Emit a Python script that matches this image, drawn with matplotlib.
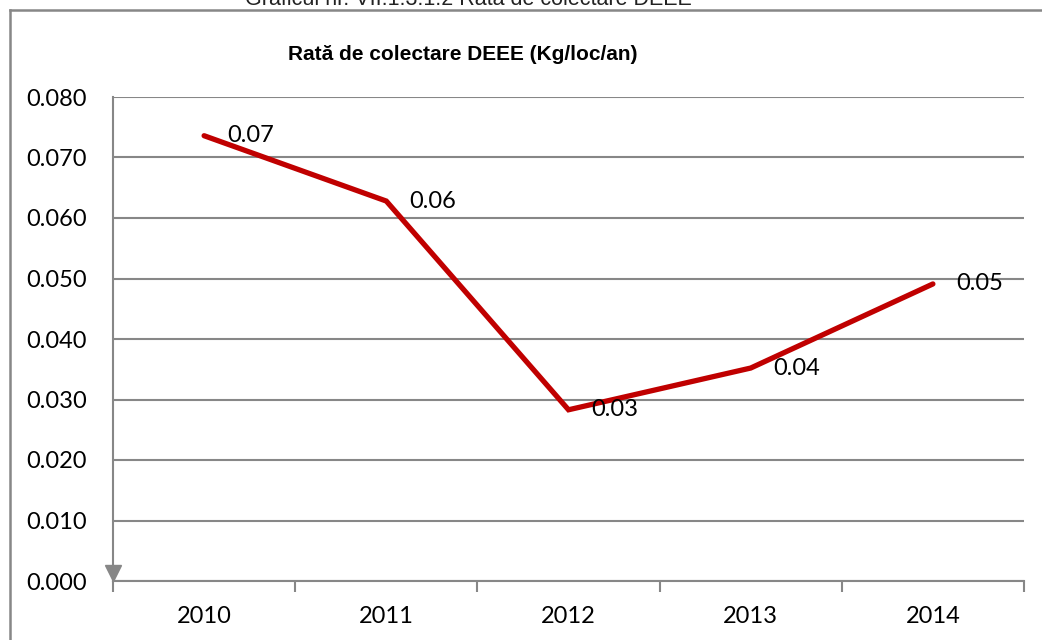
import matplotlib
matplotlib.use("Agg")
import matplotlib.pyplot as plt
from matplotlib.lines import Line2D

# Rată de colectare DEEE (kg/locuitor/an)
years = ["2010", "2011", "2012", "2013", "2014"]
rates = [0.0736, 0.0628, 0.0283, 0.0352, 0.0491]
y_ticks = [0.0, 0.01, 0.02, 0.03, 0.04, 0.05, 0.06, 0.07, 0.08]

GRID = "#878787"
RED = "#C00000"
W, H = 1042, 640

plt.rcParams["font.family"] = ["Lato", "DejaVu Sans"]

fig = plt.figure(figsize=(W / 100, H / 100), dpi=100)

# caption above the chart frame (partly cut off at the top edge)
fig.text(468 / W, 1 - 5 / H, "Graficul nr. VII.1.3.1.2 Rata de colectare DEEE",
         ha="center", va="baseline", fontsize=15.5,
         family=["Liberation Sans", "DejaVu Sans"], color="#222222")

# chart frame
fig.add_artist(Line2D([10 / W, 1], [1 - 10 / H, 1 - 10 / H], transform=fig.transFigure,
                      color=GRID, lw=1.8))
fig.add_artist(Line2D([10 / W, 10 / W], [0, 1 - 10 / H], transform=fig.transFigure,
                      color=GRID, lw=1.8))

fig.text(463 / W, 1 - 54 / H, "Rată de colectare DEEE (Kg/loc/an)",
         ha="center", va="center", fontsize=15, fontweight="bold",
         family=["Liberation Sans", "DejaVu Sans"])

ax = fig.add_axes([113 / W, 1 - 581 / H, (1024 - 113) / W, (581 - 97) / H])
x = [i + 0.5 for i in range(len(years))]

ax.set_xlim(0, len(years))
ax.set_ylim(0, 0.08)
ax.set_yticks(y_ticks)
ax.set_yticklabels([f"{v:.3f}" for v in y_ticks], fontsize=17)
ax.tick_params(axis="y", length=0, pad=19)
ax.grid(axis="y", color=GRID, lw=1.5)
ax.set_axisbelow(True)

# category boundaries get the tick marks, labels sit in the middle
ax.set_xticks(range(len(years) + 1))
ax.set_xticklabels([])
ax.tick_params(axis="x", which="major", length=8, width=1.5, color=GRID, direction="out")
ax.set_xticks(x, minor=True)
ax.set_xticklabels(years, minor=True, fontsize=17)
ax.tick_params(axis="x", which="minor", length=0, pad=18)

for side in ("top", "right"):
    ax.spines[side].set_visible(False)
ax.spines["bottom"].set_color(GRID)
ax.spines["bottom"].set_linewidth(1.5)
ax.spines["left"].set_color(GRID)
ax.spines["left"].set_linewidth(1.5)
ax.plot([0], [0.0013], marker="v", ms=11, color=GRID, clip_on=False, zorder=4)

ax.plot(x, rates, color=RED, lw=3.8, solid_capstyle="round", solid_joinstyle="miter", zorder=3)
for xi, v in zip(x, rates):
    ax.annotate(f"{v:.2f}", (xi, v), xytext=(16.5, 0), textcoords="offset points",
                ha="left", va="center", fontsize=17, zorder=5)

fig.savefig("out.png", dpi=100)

TASK REQUIREMENTS: Transcribe the full listing above exactly as it stands, minus the pictures.

FULL ANSWER:
Emit a Python script that matches this image, drawn with matplotlib.
import matplotlib
matplotlib.use("Agg")
import matplotlib.pyplot as plt
from matplotlib.lines import Line2D

# Rată de colectare DEEE (kg/locuitor/an)
years = ["2010", "2011", "2012", "2013", "2014"]
rates = [0.0736, 0.0628, 0.0283, 0.0352, 0.0491]
y_ticks = [0.0, 0.01, 0.02, 0.03, 0.04, 0.05, 0.06, 0.07, 0.08]

GRID = "#878787"
RED = "#C00000"
W, H = 1042, 640

plt.rcParams["font.family"] = ["Lato", "DejaVu Sans"]

fig = plt.figure(figsize=(W / 100, H / 100), dpi=100)

# caption above the chart frame (partly cut off at the top edge)
fig.text(468 / W, 1 - 5 / H, "Graficul nr. VII.1.3.1.2 Rata de colectare DEEE",
         ha="center", va="baseline", fontsize=15.5,
         family=["Liberation Sans", "DejaVu Sans"], color="#222222")

# chart frame
fig.add_artist(Line2D([10 / W, 1], [1 - 10 / H, 1 - 10 / H], transform=fig.transFigure,
                      color=GRID, lw=1.8))
fig.add_artist(Line2D([10 / W, 10 / W], [0, 1 - 10 / H], transform=fig.transFigure,
                      color=GRID, lw=1.8))

fig.text(463 / W, 1 - 54 / H, "Rată de colectare DEEE (Kg/loc/an)",
         ha="center", va="center", fontsize=15, fontweight="bold",
         family=["Liberation Sans", "DejaVu Sans"])

ax = fig.add_axes([113 / W, 1 - 581 / H, (1024 - 113) / W, (581 - 97) / H])
x = [i + 0.5 for i in range(len(years))]

ax.set_xlim(0, len(years))
ax.set_ylim(0, 0.08)
ax.set_yticks(y_ticks)
ax.set_yticklabels([f"{v:.3f}" for v in y_ticks], fontsize=17)
ax.tick_params(axis="y", length=0, pad=19)
ax.grid(axis="y", color=GRID, lw=1.5)
ax.set_axisbelow(True)

# category boundaries get the tick marks, labels sit in the middle
ax.set_xticks(range(len(years) + 1))
ax.set_xticklabels([])
ax.tick_params(axis="x", which="major", length=8, width=1.5, color=GRID, direction="out")
ax.set_xticks(x, minor=True)
ax.set_xticklabels(years, minor=True, fontsize=17)
ax.tick_params(axis="x", which="minor", length=0, pad=18)

for side in ("top", "right"):
    ax.spines[side].set_visible(False)
ax.spines["bottom"].set_color(GRID)
ax.spines["bottom"].set_linewidth(1.5)
ax.spines["left"].set_color(GRID)
ax.spines["left"].set_linewidth(1.5)
ax.plot([0], [0.0013], marker="v", ms=11, color=GRID, clip_on=False, zorder=4)

ax.plot(x, rates, color=RED, lw=3.8, solid_capstyle="round", solid_joinstyle="miter", zorder=3)
for xi, v in zip(x, rates):
    ax.annotate(f"{v:.2f}", (xi, v), xytext=(16.5, 0), textcoords="offset points",
                ha="left", va="center", fontsize=17, zorder=5)

fig.savefig("out.png", dpi=100)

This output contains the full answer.